In cold mountain environments, rock glaciers and talus represent common periglacial landforms. Accurate monitoring of their activity is crucial for understanding alpine kinematics. Presently, spaceborne SAR satellites monitor periglacial landform deformations mainly utilizing medium-resolution data. However, capturing surface structure deformations accurately and comprehending the movement mechanisms remain challenging. This study employs high-resolution GF-7 optical stereo images and Radarsat-2 SAR data, introducing a multibaseline persistent scatterer and distributed scatterer combined multitemporal InSAR (MT-InSAR) method to identify rock glaciers and talus landforms, as well as to analyze their deformations. Initially, rock glaciers and talus are outlined using GF-7 optical images, and digital surface models are extracted. The developed MT-InSAR method then detects the line of sight and slope-parallel deformations of these landforms.
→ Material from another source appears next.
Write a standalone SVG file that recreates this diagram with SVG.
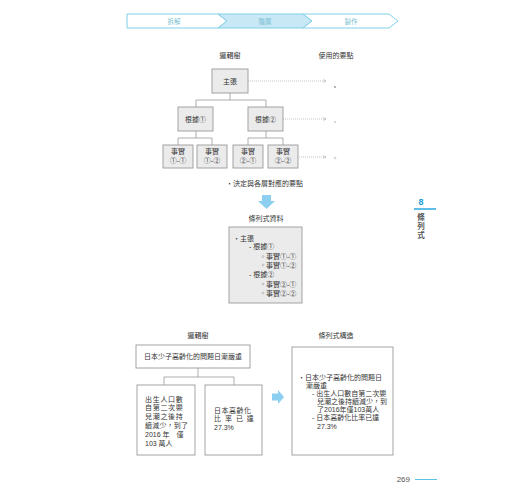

Radarsat-2 monitoring reveals that 47.5% of identified rock glaciers are classified as active, while talus deformations are less active compared to rock glaciers. By utilizing high-resolution optical and SAR satellite data, we first documented the intricate deformation features within standard rock glaciers, such as the front, lateral margins, and optionally ridge-and-furrow deformations, as well as their interaction with the surrounding terrain topography. This discovery offers evidence of gravity-driven forces impacting rock glacier movement. We have also conducted a deformation analysis of the talus, obtaining spatial deformation characteristics of typical talus. It was observed that the deformation of the talus is jointly influenced by the conditions of surface debris cover and the slope of the terrain. This study highlights the value of high-resolution optical and SAR satellites in studying periglacial geomorphology dynamics.